We briefly covered Big Data a couple of weeks ago with Ralph’s feature article about the subject and his conclusion was that most current DAM requirements were not yet big enough to justify that description, although they might be when combined with data from other sources like website log files. It seems that even then, you might still need to go to very big data before you need to scrap your current relational database and replace it with something new.
Predictably enough for the IT business, any kind of new buzzword has been exploited by commercial interests to release or re-brand tools and technologies – some of which might add something significant, others maybe less so. Big Data also has its own range of high volume products which are ‘must have’ items that self-appointed experts tell us you require if you want to do it properly.
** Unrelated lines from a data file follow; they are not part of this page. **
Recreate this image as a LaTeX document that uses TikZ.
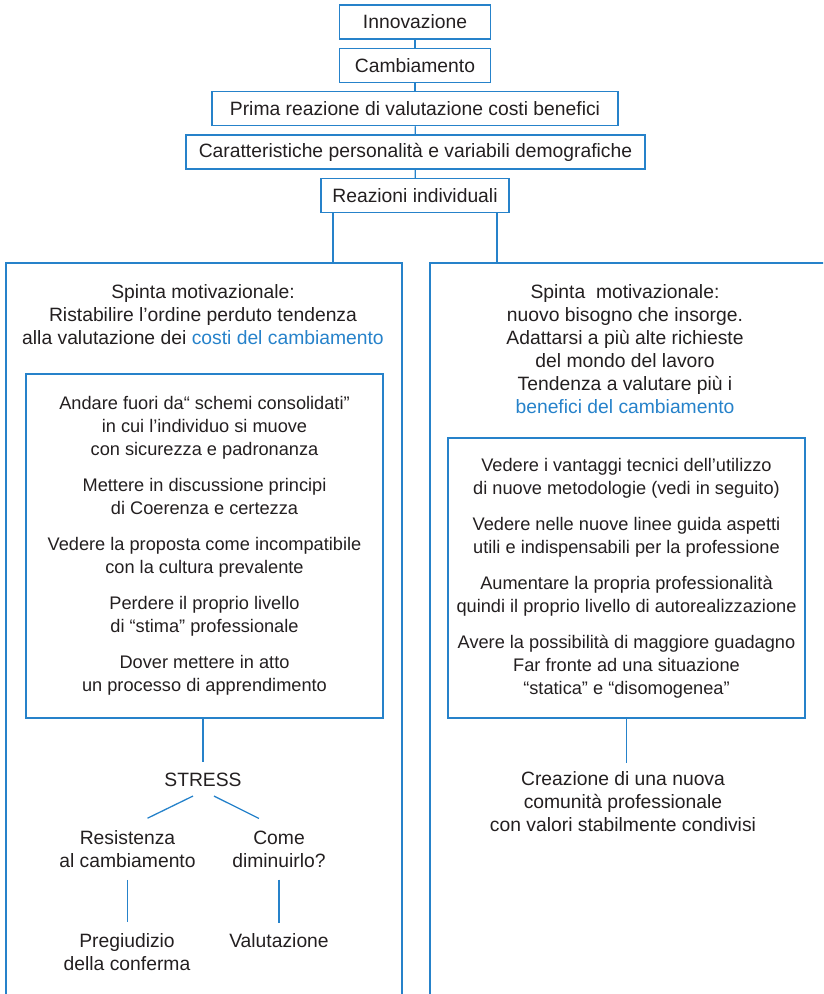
\documentclass[tikz,border=0pt]{standalone}
\usepackage{fontspec}
\setmainfont{Liberation Sans}
\definecolor{flowblue}{RGB}{38,130,202}
\definecolor{flowtext}{RGB}{35,31,32}
\newcommand{\bigtxt}{\fontsize{19.3pt}{23pt}\selectfont}
\newcommand{\smalltxt}{\fontsize{18.2pt}{23pt}\selectfont}
\tikzset{
  flowbox/.style={draw=flowblue, line width=1.5pt, minimum height=34pt, inner sep=0pt, text=flowtext, font=\bigtxt},
  colbox/.style={draw=flowblue, line width=1.5pt, inner sep=0pt, anchor=north west, minimum height=780pt},
  txt/.style={align=center, inner sep=0pt, text=flowtext, font=\bigtxt},
  link/.style={draw=flowblue, line width=1.3pt},
}
\begin{document}
\begin{tikzpicture}[x=1pt,y=-1pt]
\useasboundingbox (0,0) rectangle (823,994);
\clip (0,0) rectangle (823,994);
\node[flowbox, minimum width=151pt] (innov) at (415,22) {Innovazione};
\node[flowbox, minimum width=151pt] (camb) at (415,65.5) {Cambiamento};
\node[flowbox, minimum width=406pt] (prima) at (415,108.5) {Prima reazione di valutazione costi benefici};
\node[flowbox, minimum width=459pt] (caratt) at (415.5,152) {Caratteristiche personalità e variabili demografiche};
\node[flowbox, minimum width=188pt] (reaz) at (415,195.5) {Reazioni individuali};
\foreach \a/\b in {innov/camb,camb/prima,prima/caratt,caratt/reaz}
  \draw[link] (\a) -- (\b);

\node[colbox, minimum width=396pt] (leftcol) at (5,262) {};
\node[colbox, minimum width=430pt] (rightcol) at (429,262) {};
\draw[link] ([xshift=-82pt]reaz.south) -- ([xshift=-82pt]reaz.south |- leftcol.north);
\draw[link] ([xshift=82pt]reaz.south) -- ([xshift=82pt]reaz.south |- rightcol.north);

\node[txt] (lefthead) at (203,315) {Spinta motivazionale:\\ Ristabilire l’ordine perduto tendenza\\ alla valutazione dei \textcolor{flowblue}{costi del cambiamento}};
\node[txt] (righthead) at (625,349.5) {Spinta\ \ motivazionale:\\ nuovo bisogno che insorge.\\ Adattarsi a più alte richieste\\ del mondo del lavoro\\ Tendenza a valutare più i\\ \textcolor{flowblue}{benefici del cambiamento}};

\node[flowbox, align=center, font=\smalltxt, minimum width=357pt, minimum height=344pt] (leftin) at (204.5,546) {Andare fuori da“ schemi consolidati”\\ in cui l’individuo si muove\\ con sicurezza e padronanza\\[13pt] Mettere in discussione principi\\ di Coerenza e certezza\\[13pt] Vedere la proposta come incompatibile\\ con la cultura prevalente\\[13pt] Perdere il proprio livello\\ di “stima” professionale\\[13pt] Dover mettere in atto\\ un processo di apprendimento};
\node[flowbox, align=center, font=\smalltxt, minimum width=357pt, minimum height=280pt] (rightin) at (626.5,578) {Vedere i vantaggi tecnici dell’utilizzo\\ di nuove metodologie (vedi in seguito)\\[13pt] Vedere nelle nuove linee guida aspetti\\ utili e indispensabili per la professione\\[13pt] Aumentare la propria professionalità\\ quindi il proprio livello di autorealizzazione\\[13pt] Avere la possibilità di maggiore guadagno\\ Far fronte ad una situazione\\ “statica” e “disomogenea”};

\node[txt] (stress) at (203,780) {STRESS};
\node[txt] (resist) at (127.5,849) {Resistenza\\ al cambiamento};
\node[txt] (come) at (279,849) {Come\\ diminuirlo?};
\node[txt] (preg) at (127,952) {Pregiudizio\\ della conferma};
\node[txt] (valut) at (279,941) {Valutazione};
\node[txt] (creaz) at (623,802) {Creazione di una nuova\\ comunità professionale\\ con valori stabilmente condivisi};

\draw[link] (stress.north |- leftin.south) -- ([yshift=11pt]stress.north);
\draw[link] ([xshift=-10pt,yshift=-9pt]stress.south) -- ([xshift=20pt,yshift=12pt]resist.north);
\draw[link] ([xshift=11pt,yshift=-9pt]stress.south) -- ([xshift=-20pt,yshift=12pt]come.north);
\draw[link] ([yshift=-12pt]resist.south) -- ([yshift=11pt]resist.south |- preg.north);
\draw[link] ([yshift=-12pt]come.south) -- ([yshift=11pt]come.south |- valut.north);
\draw[link] (rightin.south) -- ([yshift=9pt]rightin.south |- creaz.north);
\end{tikzpicture}
\end{document}
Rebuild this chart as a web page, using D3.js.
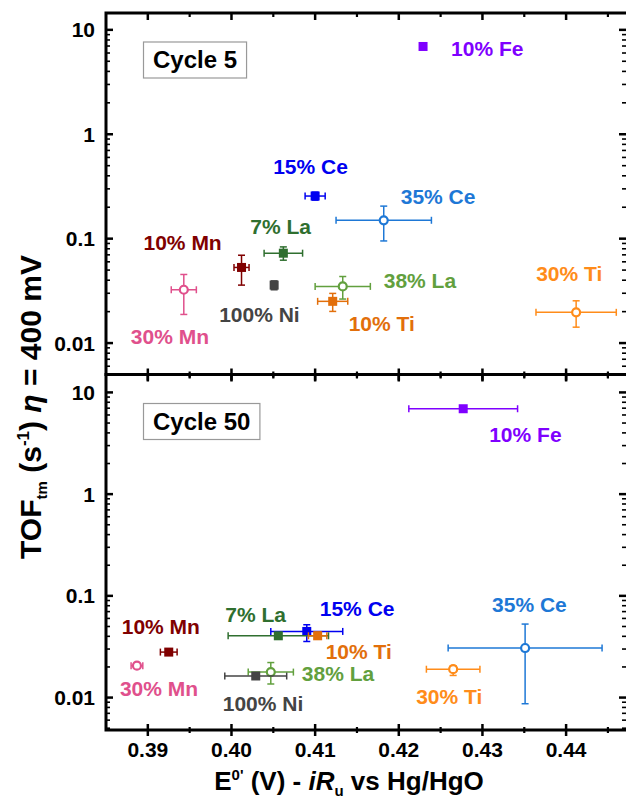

I was therefore encouraged to read an article that summarises some presentations delivered by speakers at the MySQL conference held in San Francisco earlier this month. Those quoted represent some very large household name web properties such as Facebook, Twitter and PayPal who were all using a more conventional technology, MySQL, as a cornerstone of their application architecture. The article also referenced this warning from PayPal senior technology architect, Daniel Austin:
“Daniel Austin urged his peers this week not to become “victims of technological fashion” such as NoSQL databases, during an entertaining presentation entitled “Big Data is a Big Scam” at MySQL Connect in San Francisco. “Only use big data solutions when you have a big data problem,” he told attendees. “Too many CIOs feel the need to find a solution to a problem they don’t have.” Defining a big data problem only by the volume of data organisations were faced with capturing and processing was no different to other data issues faced throughout the history of computing, Austin argued.” [Read More]
Big Data wouldn’t be the first solution looking for a problem in the technology sector – and definitely will not be the last. As with so many new innovations in IT, Big Data might start to become more useful after the gloss comes off and the vendors or consultants who remain are forced to apply their expertise and knowledge to real world problems.
Big Data seems quite similar to the DAM sector about 10-15 years ago when there was an initial rush of excitement about being able to distribute digital images via the web which then died away for a number of years until DAM solutions started to deliver a bit more on their earlier promises and provide users with more useful (and user-friendly) features.